What is asked: Nothing but the lines from the line with "Generate a web" to the line with "const pctRadius = [0.87,0.87,0.89,0.82,0.85,0.81,0.85,0.86];", both included, is to be repeated, and those exactly. Leave out the pictures.

[Source data]
···

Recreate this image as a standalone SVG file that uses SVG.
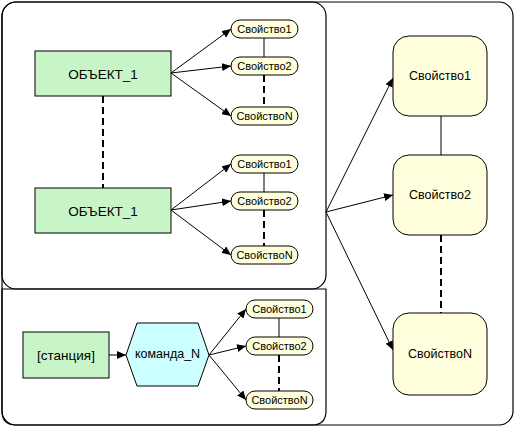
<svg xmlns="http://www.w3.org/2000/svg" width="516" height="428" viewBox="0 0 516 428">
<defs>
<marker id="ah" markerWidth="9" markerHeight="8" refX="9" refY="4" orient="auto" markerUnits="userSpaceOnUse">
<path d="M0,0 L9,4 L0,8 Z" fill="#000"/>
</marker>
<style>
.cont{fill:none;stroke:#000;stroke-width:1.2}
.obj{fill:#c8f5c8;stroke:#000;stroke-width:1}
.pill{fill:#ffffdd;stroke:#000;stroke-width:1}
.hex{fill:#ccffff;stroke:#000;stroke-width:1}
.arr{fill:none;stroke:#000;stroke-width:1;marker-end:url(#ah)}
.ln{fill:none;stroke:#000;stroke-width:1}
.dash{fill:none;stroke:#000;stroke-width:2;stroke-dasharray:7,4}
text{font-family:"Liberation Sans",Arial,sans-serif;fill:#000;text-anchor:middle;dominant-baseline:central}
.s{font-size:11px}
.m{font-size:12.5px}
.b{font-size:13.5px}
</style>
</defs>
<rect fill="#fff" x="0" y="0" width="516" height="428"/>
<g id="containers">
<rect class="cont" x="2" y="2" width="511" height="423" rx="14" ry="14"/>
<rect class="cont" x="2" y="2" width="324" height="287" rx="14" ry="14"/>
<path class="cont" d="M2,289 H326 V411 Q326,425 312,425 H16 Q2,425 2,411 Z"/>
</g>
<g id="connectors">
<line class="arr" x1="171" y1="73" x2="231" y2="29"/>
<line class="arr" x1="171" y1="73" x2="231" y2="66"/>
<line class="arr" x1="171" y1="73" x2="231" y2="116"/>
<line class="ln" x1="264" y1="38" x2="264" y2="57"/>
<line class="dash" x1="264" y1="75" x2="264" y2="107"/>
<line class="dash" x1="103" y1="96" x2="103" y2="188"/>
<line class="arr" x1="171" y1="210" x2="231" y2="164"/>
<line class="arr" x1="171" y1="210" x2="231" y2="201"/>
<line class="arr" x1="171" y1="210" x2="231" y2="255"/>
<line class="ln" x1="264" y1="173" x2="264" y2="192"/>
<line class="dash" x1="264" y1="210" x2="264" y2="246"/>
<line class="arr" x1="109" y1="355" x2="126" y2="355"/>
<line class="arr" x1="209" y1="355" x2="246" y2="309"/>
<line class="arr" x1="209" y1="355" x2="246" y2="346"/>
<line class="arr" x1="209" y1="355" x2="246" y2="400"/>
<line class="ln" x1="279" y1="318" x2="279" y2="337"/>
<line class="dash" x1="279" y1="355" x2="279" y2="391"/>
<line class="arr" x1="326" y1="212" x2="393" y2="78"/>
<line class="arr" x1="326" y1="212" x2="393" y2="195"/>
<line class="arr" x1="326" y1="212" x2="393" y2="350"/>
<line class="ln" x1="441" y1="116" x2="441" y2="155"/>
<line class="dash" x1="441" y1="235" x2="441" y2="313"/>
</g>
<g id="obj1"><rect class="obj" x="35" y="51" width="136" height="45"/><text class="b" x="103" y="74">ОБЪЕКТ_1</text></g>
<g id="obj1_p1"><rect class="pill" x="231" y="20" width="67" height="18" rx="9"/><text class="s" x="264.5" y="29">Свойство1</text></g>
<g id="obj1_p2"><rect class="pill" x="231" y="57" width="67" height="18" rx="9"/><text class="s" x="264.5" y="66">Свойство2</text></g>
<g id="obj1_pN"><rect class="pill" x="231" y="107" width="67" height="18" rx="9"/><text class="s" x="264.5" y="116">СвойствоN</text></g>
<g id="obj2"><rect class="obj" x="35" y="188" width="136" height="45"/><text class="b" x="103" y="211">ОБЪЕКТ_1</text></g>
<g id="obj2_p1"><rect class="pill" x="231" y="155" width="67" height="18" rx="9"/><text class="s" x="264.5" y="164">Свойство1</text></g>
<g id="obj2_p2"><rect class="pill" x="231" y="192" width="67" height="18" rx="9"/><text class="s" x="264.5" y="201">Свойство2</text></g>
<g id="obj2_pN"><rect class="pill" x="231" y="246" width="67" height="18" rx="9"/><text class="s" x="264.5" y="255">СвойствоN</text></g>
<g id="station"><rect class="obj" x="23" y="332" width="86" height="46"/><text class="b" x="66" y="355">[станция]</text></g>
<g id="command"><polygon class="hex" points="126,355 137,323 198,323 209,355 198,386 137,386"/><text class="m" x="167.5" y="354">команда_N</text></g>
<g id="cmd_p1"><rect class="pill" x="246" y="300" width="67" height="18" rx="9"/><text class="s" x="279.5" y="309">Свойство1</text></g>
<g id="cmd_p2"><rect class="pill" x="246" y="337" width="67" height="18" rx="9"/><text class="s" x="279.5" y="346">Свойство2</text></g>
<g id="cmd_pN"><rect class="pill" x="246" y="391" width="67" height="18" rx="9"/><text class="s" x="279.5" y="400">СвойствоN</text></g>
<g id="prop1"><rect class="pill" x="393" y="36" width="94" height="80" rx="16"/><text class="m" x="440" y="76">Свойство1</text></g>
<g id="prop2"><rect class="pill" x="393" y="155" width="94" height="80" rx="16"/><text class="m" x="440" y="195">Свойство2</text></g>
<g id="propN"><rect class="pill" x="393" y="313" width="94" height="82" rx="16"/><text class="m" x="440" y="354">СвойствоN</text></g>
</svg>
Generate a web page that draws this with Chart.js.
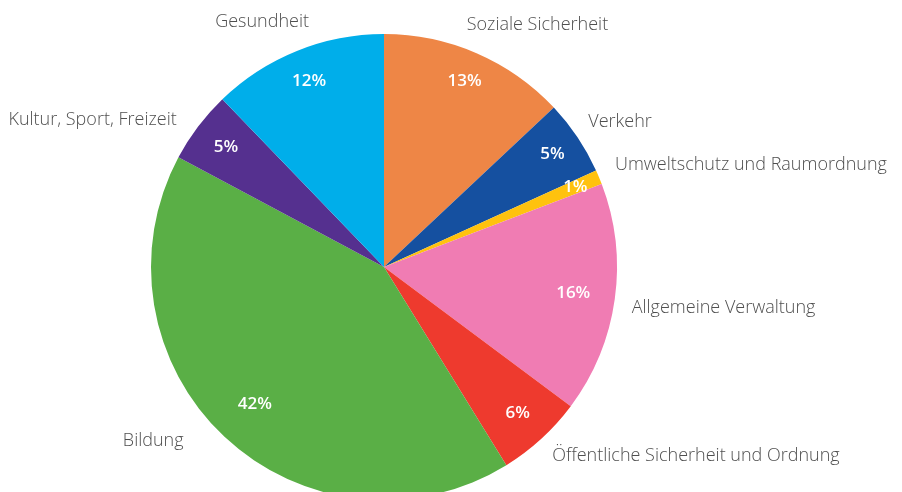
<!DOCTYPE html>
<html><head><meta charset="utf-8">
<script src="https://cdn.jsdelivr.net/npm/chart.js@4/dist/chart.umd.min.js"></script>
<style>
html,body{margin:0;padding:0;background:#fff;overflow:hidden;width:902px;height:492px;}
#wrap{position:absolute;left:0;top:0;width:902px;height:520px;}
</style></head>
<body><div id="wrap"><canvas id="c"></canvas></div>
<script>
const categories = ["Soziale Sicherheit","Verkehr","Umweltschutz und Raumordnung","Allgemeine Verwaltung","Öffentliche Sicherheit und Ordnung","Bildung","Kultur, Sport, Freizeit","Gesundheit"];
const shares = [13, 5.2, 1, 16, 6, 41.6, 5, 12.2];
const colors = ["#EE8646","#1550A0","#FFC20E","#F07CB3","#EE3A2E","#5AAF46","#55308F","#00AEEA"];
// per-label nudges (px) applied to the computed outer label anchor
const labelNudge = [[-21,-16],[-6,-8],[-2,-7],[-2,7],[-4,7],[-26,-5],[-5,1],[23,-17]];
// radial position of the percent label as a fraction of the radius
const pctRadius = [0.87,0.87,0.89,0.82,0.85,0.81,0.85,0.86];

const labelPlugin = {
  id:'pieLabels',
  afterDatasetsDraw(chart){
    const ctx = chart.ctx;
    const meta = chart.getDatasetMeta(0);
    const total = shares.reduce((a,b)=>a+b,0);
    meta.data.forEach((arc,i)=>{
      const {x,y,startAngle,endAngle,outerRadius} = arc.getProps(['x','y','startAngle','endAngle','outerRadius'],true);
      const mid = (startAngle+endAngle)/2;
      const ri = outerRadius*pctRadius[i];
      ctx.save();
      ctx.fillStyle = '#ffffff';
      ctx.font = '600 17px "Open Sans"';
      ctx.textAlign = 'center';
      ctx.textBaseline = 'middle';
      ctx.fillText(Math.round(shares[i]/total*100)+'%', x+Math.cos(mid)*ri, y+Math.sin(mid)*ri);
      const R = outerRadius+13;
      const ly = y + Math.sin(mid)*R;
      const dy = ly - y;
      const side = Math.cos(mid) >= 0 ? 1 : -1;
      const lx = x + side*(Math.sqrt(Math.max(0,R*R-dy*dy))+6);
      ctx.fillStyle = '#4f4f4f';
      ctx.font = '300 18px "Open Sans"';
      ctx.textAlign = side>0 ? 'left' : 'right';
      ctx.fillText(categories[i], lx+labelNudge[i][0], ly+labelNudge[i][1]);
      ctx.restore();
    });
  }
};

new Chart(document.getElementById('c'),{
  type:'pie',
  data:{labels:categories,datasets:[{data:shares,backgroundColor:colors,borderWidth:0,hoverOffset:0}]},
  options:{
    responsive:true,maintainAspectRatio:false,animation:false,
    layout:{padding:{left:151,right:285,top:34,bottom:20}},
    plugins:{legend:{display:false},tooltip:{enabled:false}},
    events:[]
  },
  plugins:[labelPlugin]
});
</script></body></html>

···

Task solution:
Generate a web page that draws this with Chart.js.
<!DOCTYPE html>
<html><head><meta charset="utf-8">
<script src="https://cdn.jsdelivr.net/npm/chart.js@4/dist/chart.umd.min.js"></script>
<style>
html,body{margin:0;padding:0;background:#fff;overflow:hidden;width:902px;height:492px;}
#wrap{position:absolute;left:0;top:0;width:902px;height:520px;}
</style></head>
<body><div id="wrap"><canvas id="c"></canvas></div>
<script>
const categories = ["Soziale Sicherheit","Verkehr","Umweltschutz und Raumordnung","Allgemeine Verwaltung","Öffentliche Sicherheit und Ordnung","Bildung","Kultur, Sport, Freizeit","Gesundheit"];
const shares = [13, 5.2, 1, 16, 6, 41.6, 5, 12.2];
const colors = ["#EE8646","#1550A0","#FFC20E","#F07CB3","#EE3A2E","#5AAF46","#55308F","#00AEEA"];
// per-label nudges (px) applied to the computed outer label anchor
const labelNudge = [[-21,-16],[-6,-8],[-2,-7],[-2,7],[-4,7],[-26,-5],[-5,1],[23,-17]];
// radial position of the percent label as a fraction of the radius
const pctRadius = [0.87,0.87,0.89,0.82,0.85,0.81,0.85,0.86];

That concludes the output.